UN climate talks in Bonn ended on Saturday having made modest progress on technical issues but with major disagreement remaining on some fundamental issues related to the 2015 Paris Agreement.
The two-week talks, known officially as COP23, managed to get greater clarity on how countries will build a framework designed to implement rules and accounting for emissions cuts (known as the Facilitative Dialogue or Talanoa Dialogue), which was a major aim of EU negotiators.
And the talks managed to elaborate some proposals on international carbon offsets that some European companies are likely to use after 2020.
The talks extracted concessions from developed countries on pre-2020 action to cut emissions and deliver $100 billion of promised finance, which was a major demand of developing nations.
“COP23 delivered on what it set out to do: we now have the processes in place to conclude the Talanoa Dialogue and the Rulebook for Paris at COP24 in Poland,” said Laurence Tubiana, chief executive of the European Climate Foundation and a broker of the Paris Agreement.
The EU said further work would be required so the pace of implementing the Paris Agreement picks up speed.
"We achieved progress in Bonn on the issues that were important to the EU, such as the Paris Work Program.

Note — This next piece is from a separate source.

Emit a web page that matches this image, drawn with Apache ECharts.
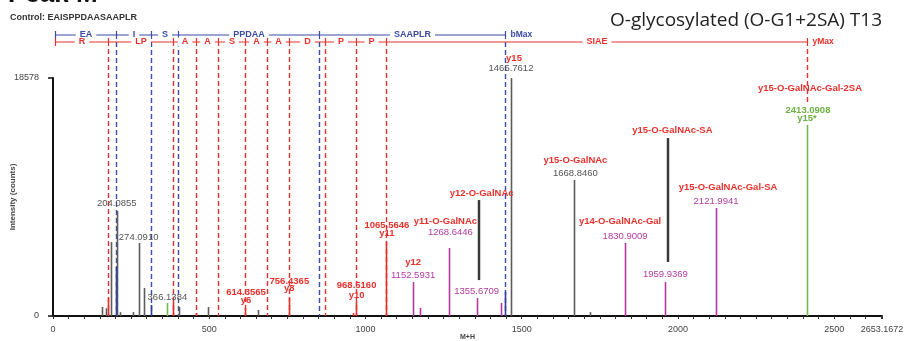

But we must continue to build on this momentum in the coming months," said the EU climate and energy commissioner Miguel Arias Cañete.
The strand of the talks related to pre-2020 ambition ended with an agreement on a decision text that recommends two “stocktaking” exercises on pre-2020 implementation and ambition to take place at next year’s COP in Katowice, and in COP25.
On the highly charged issue of “loss and damage” for historic carbon emissions, the EU said that developed countries agreed a compromise proposal that takes into account demands from countries most at risk from climate change. The EU said this compromise had retained a balance with what had been already agreed.
In terms of an international carbon offset mechanism that is of major interest to some Europe-based companies, carbon trading lobby IETA said progress at the Bonn meeting had been slow.
UN talks have a mandate for a draft negotiating text to be ready by March next year related to Article 6 of the Paris Agreement, which establishes an accounting framework for international trading and emissions cuts.
“There are a number of thorny issues to resolve. We also need more clarity on how countries will use it in their national policies,” said Dirk Forrister, president and CEO of IETA.
Beyond technical issues, the Bonn talks were overshadowed by more fundamental questions about the efforts that large emitters are making to diversify away from coal and oil.
The official US delegation pushed for a role for coal in future climate talks, angering the countries that are likely to bear the brunt of climate change, but did engage in many areas of the talks despite Donald Trump’s undertaking to withdraw from the Paris Agreement.
Germany’s reliance on coal, which was also a prominent ‘optic’ of the talks, took on a deeper resonance on Sunday when coalition talks to form a new federal government in Berlin collapsed.
Germany’s Green Party wants up to 10GW of the country’s coal-fired capacity to be shut down, one of the demands that persuaded the pro-business Free Democrats to quit the talks. This has raised the prospect of fresh elections that could, in the immediate term, further distract Europe’s most powerful country from the minutiae of wider EU policy.
In the meantime, the EU will be preparing for several key high-level climate events, starting with the 'One Planet Summit' in Paris next month.
In 2018, the EU will also host in Brussels the second Ministerial on Climate Action (MoCA) together with Canada and China, and take part in the 2018 Petersberg Climate Dialogue in Berlin — as well as preparatory UN climate meetings in Bonn and Katowice ahead of COP24.